Design, develop, and operate end-to-end big-data pipelines on Hadoop, ingesting data from a diverse mix of relational, file-based, streaming, and API-driven sources.
Build robust ETL/ELT workflows using Apache Spark, Hive, Pig, and Sqoop, with strong attention to data quality, idempotency, error handling, and recoverability.
Develop high-throughput streaming data pipelines using Kafka, Spark Streaming, or Flink, and integrate them with downstream analytical and operational systems.
Optimize Spark and MapReduce jobs through careful tuning of partitioning, memory, serialization, and skew handling to meet demanding SLAs at minimal cost.

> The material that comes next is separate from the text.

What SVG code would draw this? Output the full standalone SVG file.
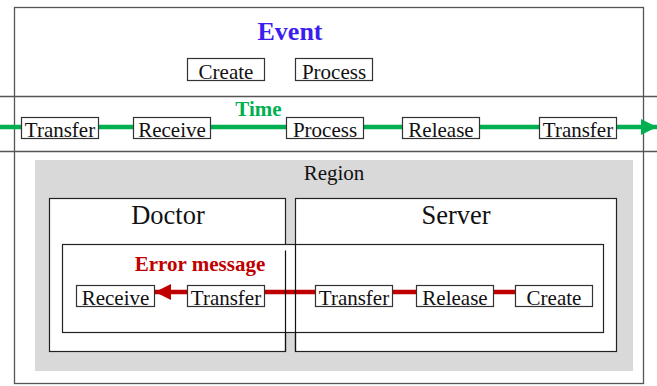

Design and maintain data models and storage layouts on HDFS, Hive, HBase, and modern lakehouse formats (Parquet, ORC, Delta, Iceberg, Hudi) to balance flexibility and performance.
Implement data governance, lineage, and quality controls in collaboration with data governance and security teams.
Build robust monitoring, alerting, and logging strategies for big-data pipelines, including job-level SLAs and proactive failure detection.
Partner with data scientists and analysts to deliver curated, reliable, and well-documented datasets that accelerate their work.
Automate pipeline orchestration using Airflow, Oozie, or similar workflow engines, with clean dependency management and clear ownership boundaries.
Continuously evaluate and adopt new technologies in the big-data and cloud ecosystem (EMR, Databricks, Snowflake, BigQuery) where they offer meaningful improvements.
Lead performance reviews and architecture audits of existing pipelines, proposing concrete refactoring and optimization initiatives.
Document data architectures, schemas, pipeline behaviors, and operational runbooks in a way that makes the platform supportable as the team scales.
Mentor junior engineers and contribute to the team’s engineering standards and best practices.